PutSQL: Send to Phoenix through Connection Pool (JDBC)
Path 3: Store Raw JSON in Hadoop
PutHDFS: Store JSON data on ingest
Path 4: Call Original REST API to Obtain Data and Send to JMS
GetHTTP: call a REST API to retrieve JSON arrays
SplitJSON: split the JSON file into individual records
PutJMS <or> PublishJMS: two ways to push messages to JMS. One uses a JMS controller and another uses a JMS client without a controller.

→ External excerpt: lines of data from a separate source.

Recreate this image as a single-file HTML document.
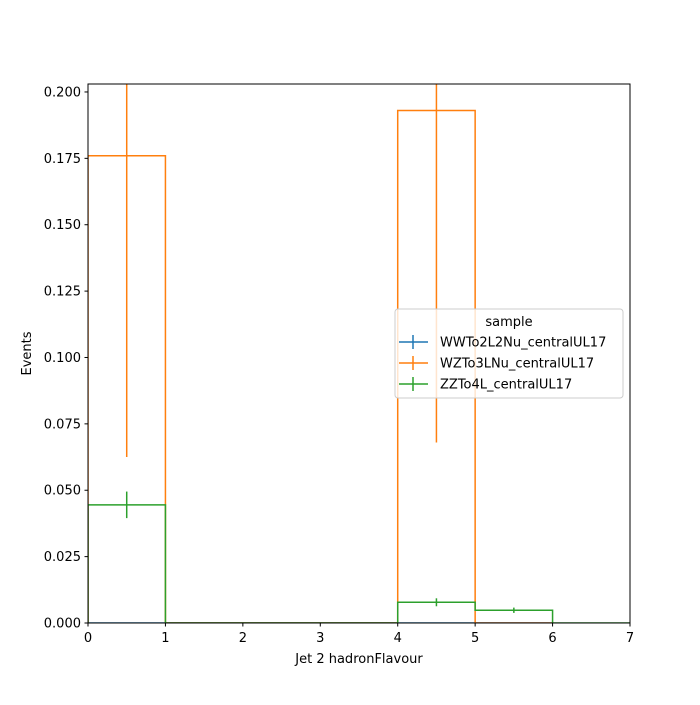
<!DOCTYPE html>
<html><head><meta charset="utf-8"><style>body{margin:0;background:#fff}svg text{font-family:"DejaVu Sans","Liberation Sans",sans-serif;font-size:13px;fill:#000}</style></head>
<body>
<svg id="c" width="700" height="700" xmlns="http://www.w3.org/2000/svg"></svg>
<script>
const binEdges=[0,1,2,3,4,5,6,7];
const seriesNames=["WWTo2L2Nu_centralUL17","WZTo3LNu_centralUL17","ZZTo4L_centralUL17"];
const colors=["#1f77b4","#ff7f0e","#2ca02c"];
const wwValues=[0,0,0,0,0,0];
const wwErrors=[0,0,0,0,0,0];
const wzValues=[0.176,0,0,0,0.193,0];
const wzErrors=[0.1135,0,0,0,0.125,0];
const zzValues=[0.0445,0,0,0,0.0078,0.0048,0];
const zzErrors=[0.005,0,0,0,0.0015,0.001,0];
const yTicks=[0,0.025,0.05,0.075,0.1,0.125,0.15,0.175,0.2];
const xTicks=[0,1,2,3,4,5,6,7];
const L=88,R=630,T=84,B=623,ymax=0.203;
const X=v=>L+(R-L)*v/7, Y=v=>B-(B-T)*v/ymax;
const svg=document.getElementById('c');const NS="http://www.w3.org/2000/svg";
function mk(t,a,p){const e=document.createElementNS(NS,t);for(const k in a)e.setAttribute(k,a[k]);(p||svg).appendChild(e);return e;}
const clip=mk('clipPath',{id:'cp'});mk('rect',{x:L,y:T,width:R-L,height:B-T},clip);
const g=mk('g',{'clip-path':'url(#cp)'});
[[wwValues,wwErrors],[wzValues,wzErrors],[zzValues,zzErrors]].forEach((s,i)=>{
 const [v,er]=s;let d=`M${X(0)},${Y(0)}`;
 v.forEach((y,j)=>{d+=` L${X(binEdges[j])},${Y(y)} L${X(binEdges[j+1])},${Y(y)}`;});
 d+=` L${X(binEdges[v.length])},${Y(0)}`;
 const p=mk('path',{d:d,fill:'none',stroke:colors[i],'stroke-width':1.5},g);
 
 
 v.forEach((y,j)=>{if(er[j]>0){const cx=X(j+0.5);
  const e=mk('line',{x1:cx,x2:cx,y1:Y(y-er[j]),y2:Y(y+er[j]),stroke:colors[i],'stroke-width':1.5},g);
  
  }});
});
mk('rect',{x:L,y:T,width:R-L,height:B-T,fill:'none',stroke:'#000','stroke-width':1});
yTicks.forEach(t=>{mk('line',{x1:L-3.5,x2:L,y1:Y(t),y2:Y(t),stroke:'#000'});
 const tx=mk('text',{x:L-7,y:Y(t)+4.5,'text-anchor':'end'});tx.textContent=t.toFixed(3);
 
 });
xTicks.forEach(t=>{mk('line',{x1:X(t),x2:X(t),y1:B,y2:B+3.5,stroke:'#000'});
 const tx=mk('text',{x:X(t),y:B+19,'text-anchor':'middle'});tx.textContent=t;
 
 });
const xt=mk('text',{x:(L+R)/2,y:663,'text-anchor':'middle'});xt.textContent='Jet 2 hadronFlavour';


const yt=mk('text',{x:31,y:(T+B)/2,'text-anchor':'middle',transform:`rotate(-90 31 ${(T+B)/2})`});yt.textContent='Events';


const lg=mk('g',{});
mk('rect',{x:395,y:309,width:228,height:89,rx:3,fill:'#fff','fill-opacity':0.8,stroke:'#ccc'},lg);
const lt=mk('text',{x:509,y:326,'text-anchor':'middle'},lg);lt.textContent='sample';
seriesNames.forEach((n,i)=>{const y=342+i*21;
 mk('line',{x1:399,x2:428,y1:y,y2:y,stroke:colors[i],'stroke-width':1.5},lg);
 mk('line',{x1:413,x2:413,y1:y-7,y2:y+7,stroke:colors[i],'stroke-width':1.5},lg);
 const t=mk('text',{x:440,y:y+4.5},lg);t.textContent=n;
 
 });
</script>
</body></html>
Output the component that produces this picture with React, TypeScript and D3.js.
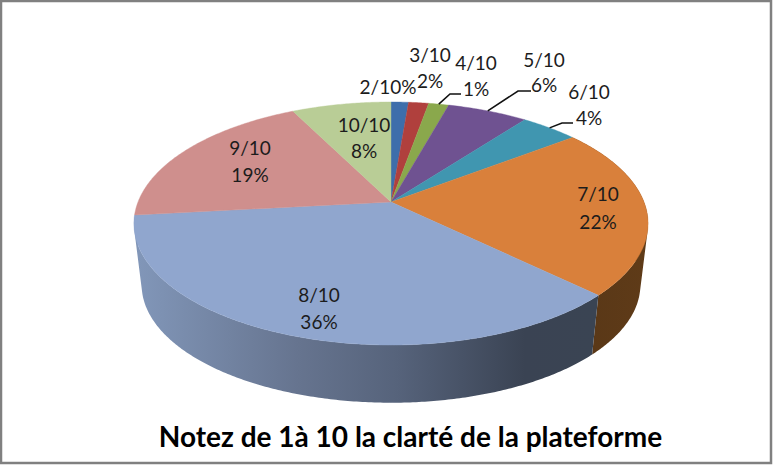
import React from 'react';
import * as d3 from 'd3';

const categories = ['2/10', '3/10', '4/10', '5/10', '6/10', '7/10', '8/10', '9/10', '10/10'];
const values = [1.3, 1.5, 1.5, 6.0, 4.3, 22.6, 36.0, 19.3, 7.4];
const percentLabels = ['%', '2%', '1%', '6%', '4%', '22%', '36%', '19%', '8%'];
const colors = ['#3e6eab', '#b0403d', '#8aa84c', '#6f5291', '#4096b0', '#d9803b', '#90a6ce', '#cf8f8d', '#b9cd96'];
const title = 'Notez de 1à 10 la clarté de la plateforme';

const width = 773;
const height = 465;

// label anchors, same order as categories
const labelX = [388, 430, 476, 544, 589, 598, 319, 250, 364];
const labelY = [94, 62, 70, 67, 99, 201, 302, 155, 132];
const lineGap = [0, 26, 26, 25, 26, 28, 27, 27, 26];

// leaders only on the small slices at the top
const leaders: Record<string, { elbowX: number; elbowY: number; endX: number }> = {
  '4/10': { elbowX: 450, elbowY: 94, endX: 461 },
  '5/10': { elbowX: 518, elbowY: 91, endX: 531 },
  '6/10': { elbowX: 562, elbowY: 123, endX: 573 },
};

// perspective of the tilted disc, the apex is not the middle of the ellipse
const cx = 391;
const cy = 202;
const scaleU = 253;
const scaleV = 117.7;
const persp = 0.177;
const depth = 62;
const bottomScale = 0.97;

const project = (angle: number, bottom = false): [number, number] => {
  const u = Math.sin(angle);
  const v = -Math.cos(angle);
  const w = 1 - persp * v;
  const s = bottom ? bottomScale : 1;
  return [cx + (s * scaleU * u) / w, cy + (bottom ? depth : 0) + (s * scaleV * v) / w];
};

const arcPoints = (a0: number, a1: number, bottom = false): [number, number][] => {
  const n = Math.max(2, Math.ceil((a1 - a0) / 0.01));
  return d3.range(n + 1).map(i => project(a0 + ((a1 - a0) * i) / n, bottom));
};

const line = d3.line();

// one quad per step in a single path, all wound the same way or the fold at the
// silhouette cancels out under nonzero fill
const wallPath = (a0: number, a1: number) => {
  const top = arcPoints(a0, a1);
  const bot = arcPoints(a0, a1, true);
  return d3
    .range(top.length - 1)
    .map(i => {
      const quad: [number, number][] = [top[i], top[i + 1], bot[i + 1], bot[i]];
      if (d3.polygonArea(quad) < 0) quad.reverse();
      return line(quad) + 'Z';
    })
    .join('');
};

const slices = d3.pie<number>().sort(null).value(d => d)(values);

export default function App() {
  const wallSlices = slices.filter((_, i) => categories[i] === '7/10' || categories[i] === '8/10');

  return (
    <svg
      width={width}
      height={height}
      style={{ position: 'fixed', left: 0, top: 0, display: 'block', background: '#fff' }}
      fontFamily="Lato, 'Open Sans', sans-serif"
    >
      <defs>
        <linearGradient id="wall8" gradientUnits="userSpaceOnUse" x1={139} x2={593} y1={0} y2={0}>
          <stop offset="0" stopColor="#8196b8" />
          <stop offset="0.35" stopColor="#66748f" />
          <stop offset="0.57" stopColor="#56637b" />
          <stop offset="0.85" stopColor="#3a4353" />
          <stop offset="1" stopColor="#3a4453" />
        </linearGradient>
        <linearGradient id="wall7" gradientUnits="userSpaceOnUse" x1={593} x2={648} y1={0} y2={0}>
          <stop offset="0" stopColor="#5a3817" />
          <stop offset="1" stopColor="#5f3b18" />
        </linearGradient>
      </defs>

      <rect x={1} y={1} width={width - 3} height={height - 3} fill="#fff" stroke="#808080" strokeWidth={2.5} />

      {wallSlices.map(s => (
        <path
          key={s.index}
          d={wallPath(s.startAngle, s.endAngle)}
          fill={categories[s.index] === '8/10' ? 'url(#wall8)' : 'url(#wall7)'}
        />
      ))}

      {slices.map(s => (
        <path
          key={s.index}
          d={line([[cx, cy], ...arcPoints(s.startAngle, s.endAngle)]) + 'Z'}
          fill={colors[s.index]}
          stroke={colors[s.index]}
          strokeWidth={0.4}
        />
      ))}

      {slices.map(s => {
        const l = leaders[categories[s.index]];
        if (!l) return null;
        const start = project((s.startAngle + s.endAngle) / 2);
        return (
          <path
            key={s.index}
            d={line([start, [l.elbowX, l.elbowY], [l.endX, l.elbowY]]) ?? ''}
            fill="none"
            stroke="#111"
            strokeWidth={1.6}
          />
        );
      })}

      {categories.map((c, i) => (
        <g key={c} fontSize={19} fill="#1c1c1c" textAnchor="middle">
          {lineGap[i] === 0 ? (
            <text x={labelX[i]} y={labelY[i]}>{c + percentLabels[i]}</text>
          ) : (
            <>
              <text x={labelX[i]} y={labelY[i]}>{c}</text>
              <text x={labelX[i]} y={labelY[i] + lineGap[i]}>{percentLabels[i]}</text>
            </>
          )}
        </g>
      ))}

      <text x={410.5} y={447} textAnchor="middle" fontSize={28} fontWeight={700} fill="#000">
        {title}
      </text>
    </svg>
  );
}
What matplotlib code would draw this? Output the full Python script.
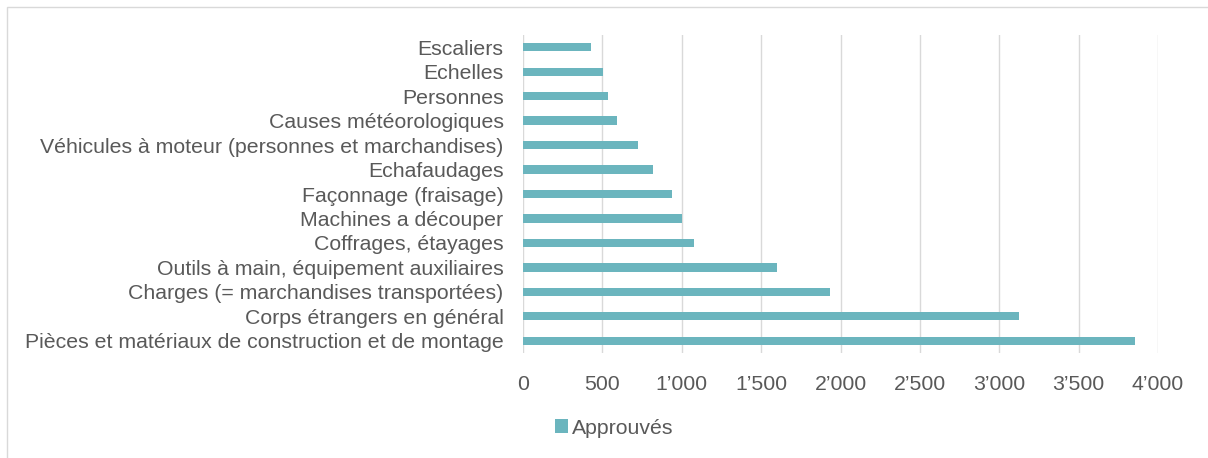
import matplotlib
matplotlib.use("Agg")
import matplotlib.pyplot as plt
from matplotlib.patches import Rectangle
from matplotlib.ticker import FuncFormatter

categories = [
    "Escaliers",
    "Echelles",
    "Personnes",
    "Causes météorologiques",
    "Véhicules à moteur (personnes et marchandises)",
    "Echafaudages",
    "Façonnage (fraisage)",
    "Machines a découper",
    "Coffrages, étayages",
    "Outils à main, équipement auxiliaires",
    "Charges (= marchandises transportées)",
    "Corps étrangers en général",
    "Pièces et matériaux de construction et de montage",
]
values = [431, 507, 536, 592, 727, 822, 937, 1000, 1077, 1601, 1936, 3122, 3856]
series_name = "Approuvés"
xticks = [0, 500, 1000, 1500, 2000, 2500, 3000, 3500, 4000]

plt.rcParams['font.family'] = ['Liberation Sans', 'DejaVu Sans']
W, H = 1208, 458
fig = plt.figure(figsize=(W / 100, H / 100), dpi=100)

# chart border
fig.patches.append(Rectangle((7 / W, -0.1), 1.2, (H - 7) / H + 0.1,
                             transform=fig.transFigure, fill=False,
                             edgecolor='#D9D9D9', linewidth=1))

left, right, top, bottom = 523, 1158, 35, 353
ax = fig.add_axes([left / W, 1 - bottom / H, (right - left) / W, (bottom - top) / H])

color = '#6BB5BE'
text_color = '#595959'
fs = 15.3
ypos = list(range(len(categories)))
ax.barh(ypos, values, height=0.34, color=color, label=series_name, zorder=3)
ax.set_ylim(len(categories) - 0.5, -0.5)
ax.set_xlim(0, 4000)
ax.set_yticks(ypos)
ax.set_yticklabels(categories, fontsize=fs, color=text_color)
ax.set_xticks(xticks)
ax.xaxis.set_major_formatter(FuncFormatter(lambda v, p: f"{int(v):,}".replace(",", "\u2019")))
ax.tick_params(axis='x', labelsize=fs, labelcolor=text_color, length=0, pad=16)
ax.tick_params(axis='y', length=0, pad=14)
ax.grid(axis='x', color='#D9D9D9', linewidth=1, zorder=0)
for s in ax.spines.values():
    s.set_visible(False)

leg = fig.legend(loc='center', bbox_to_anchor=(614 / W, 1 - 428 / H), frameon=False,
                 fontsize=fs, handlelength=0.6, handleheight=0.6, handletextpad=0.2)
for t in leg.get_texts():
    t.set_color(text_color)

fig.savefig("out.png", dpi=100)
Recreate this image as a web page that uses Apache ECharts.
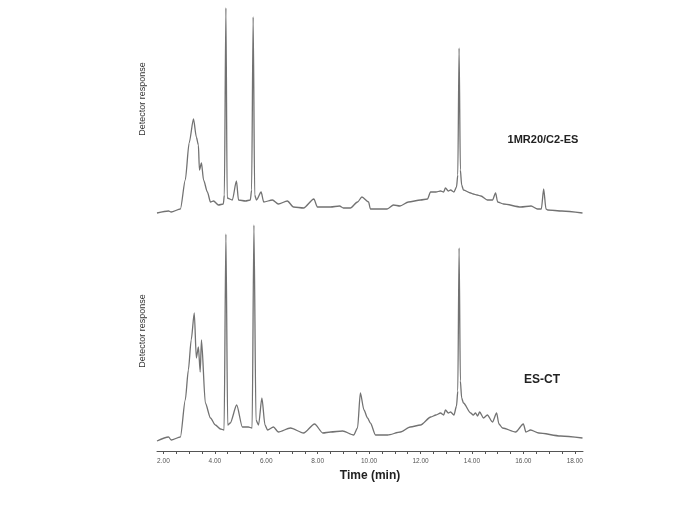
<!DOCTYPE html>
<html><head><meta charset="utf-8">
<script src="https://cdn.jsdelivr.net/npm/echarts@6/dist/echarts.min.js"></script>
<style>html,body{margin:0;padding:0;background:#fff}#c{width:685px;height:505px}</style>
</head><body><div id="c"></div>
<script>
// Time (min) and detector response (arbitrary units) for sample 1MR20/C2-ES
const topTime = [1.75,2.2,2.3,2.66,2.85,3.0,3.17,3.28,3.36,3.4,3.48,3.56,3.71,3.83,3.95,4.14,4.33,4.37,4.43,4.48,4.68,4.84,4.92,5.19,5.38,5.43,5.49,5.55,5.62,5.8,5.9,6.24,6.47,6.82,7.06,7.45,7.85,7.99,8.5,8.85,9.0,9.27,9.55,9.72,9.98,10.05,10.7,10.95,11.2,11.53,12.0,12.27,12.39,12.6,12.78,12.9,12.97,13.08,13.17,13.3,13.4,13.45,13.5,13.55,13.6,13.67,13.95,14.05,14.2,14.35,14.6,14.8,14.92,15.0,15.23,15.9,16.3,16.55,16.7,16.79,16.88,16.95,17.5,18.3];
const topResp = [2,4,3,6,35,72,96,78,70,45,52,35,23,13,14,10,11,20,207,17,15,34,15,14,15,25,198,20,15,23,13,15,11,14,8,7,16,8,8,9,7,7,13,18,13,6,6,10,9,13,15,16,23,23,24,23,27,24,25,23,28,40,167,45,30,25,22,21,20,19,15,15,22,13,11,8,9,6,6,26,6,5,4,2];
// Time (min) and detector response for sample ES-CT
const botTime = [1.75,2.2,2.3,2.66,2.85,2.97,3.08,3.2,3.28,3.36,3.43,3.48,3.63,3.83,4.02,4.22,4.36,4.43,4.5,4.6,4.85,5.07,5.3,5.45,5.52,5.6,5.7,5.83,5.95,6.05,6.28,6.47,6.94,7.45,7.88,8.2,8.5,8.97,9.4,9.55,9.66,9.8,9.94,10.05,10.25,10.72,11.22,11.6,12.0,12.4,12.6,12.78,12.9,12.97,13.08,13.17,13.3,13.4,13.45,13.5,13.55,13.6,13.67,13.95,14.05,14.14,14.22,14.3,14.45,14.6,14.8,14.96,15.05,15.19,15.7,16.0,16.1,16.28,16.6,17.45,18.3];
const botResp = [10,14,11,14,51,81,111,138,93,104,79,111,48,33,26,22,21,217,26,28,46,24,24,23,226,31,26,53,26,21,24,19,23,18,27,18,19,20,16,23,58,41,33,28,16,16,19,24,26,34,36,38,36,41,38,39,36,45,60,203,70,53,48,38,36,38,35,39,33,36,29,38,27,23,19,27,19,21,18,15,13];
const xLabels = [2,4,6,8,10,12,14,16,18];
const xTicks = [2,2.5,3,3.5,4,4.5,5,5.5,6,6.5,7,7.5,8,8.5,9,9.5,10,10.5,11,11.5,12,12.5,13,13.5,14,14.5,15,15.5,16,16.5,17,17.5,18];

const zip = (a,b) => a.map((t,i)=>[t,b[i]]);
const chart = echarts.init(document.getElementById('c'), null, {renderer:'canvas'});
const lineStyle = {color:'#727272', width:1.3};
const FONT = 'Liberation Sans, Arial, sans-serif';
chart.setOption({
  animation:false,
  backgroundColor:'#fff',
  grid:[
    {left:157, right:102, top:0, height:215},
    {left:157, right:102, top:220, height:231}
  ],
  xAxis:[
    {gridIndex:0, type:'value', min:1.75, max:18.32, show:false},
    {gridIndex:1, type:'value', min:1.75, max:18.32,
     name:'Time (min)', nameLocation:'middle', nameGap:19,
     nameTextStyle:{fontFamily:FONT, fontWeight:'bold', fontSize:12, color:'#222'},
     axisLine:{lineStyle:{color:'#555', width:1}},
     axisTick:{customValues:xTicks, length:3, lineStyle:{color:'#555'}},
     axisLabel:{customValues:xLabels, formatter:v=>v.toFixed(2), fontSize:6.5, color:'#555', fontFamily:FONT, margin:7},
     splitLine:{show:false}}
  ],
  yAxis:[
    {gridIndex:0, type:'value', min:0, max:215, show:false},
    {gridIndex:1, type:'value', min:0, max:231, show:false}
  ],
  series:[
    {type:'line', xAxisIndex:0, yAxisIndex:0, data:zip(topTime, topResp), showSymbol:false, lineStyle, smooth:0.25, smoothMonotone:'x'},
    {type:'line', xAxisIndex:1, yAxisIndex:1, data:zip(botTime, botResp), showSymbol:false, lineStyle, smooth:0.25, smoothMonotone:'x'}
  ],
  graphic:[
    {type:'text', x:143, y:99, rotation:Math.PI/2, style:{text:'Detector response', fontFamily:FONT, fontSize:9, fill:'#333', textAlign:'center', textVerticalAlign:'middle'}},
    {type:'text', x:143, y:331, rotation:Math.PI/2, style:{text:'Detector response', fontFamily:FONT, fontSize:9, fill:'#333', textAlign:'center', textVerticalAlign:'middle'}},
    {type:'text', x:543, y:140, style:{text:'1MR20/C2-ES', fontFamily:FONT, fontWeight:'bold', fontSize:11, fill:'#222', textAlign:'center', textVerticalAlign:'middle'}},
    {type:'text', x:542, y:380, style:{text:'ES-CT', fontFamily:FONT, fontWeight:'bold', fontSize:12, fill:'#222', textAlign:'center', textVerticalAlign:'middle'}}
  ]
});
</script></body></html>
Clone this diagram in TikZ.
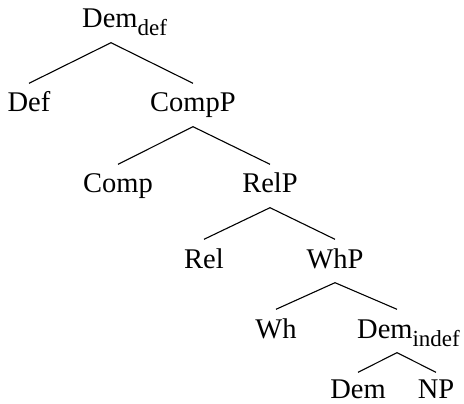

I should benchmark this.
Error Message from Failed Load
If I get errors on JMS send, I send the UUID of the file to Slack for ChatOps.
Zeppelin Display of SQL Data
To check the tables I use Apache Zeppelin to query Phoenix and Hive tables.
Formatting in UpdateAttribute for SQL Arguments
To set the ? properties for the JDBC prepared statements, we go by #, starting from 1. The type is the JDBC Type, 12 is String; and the value is the value of the FlowFile fields.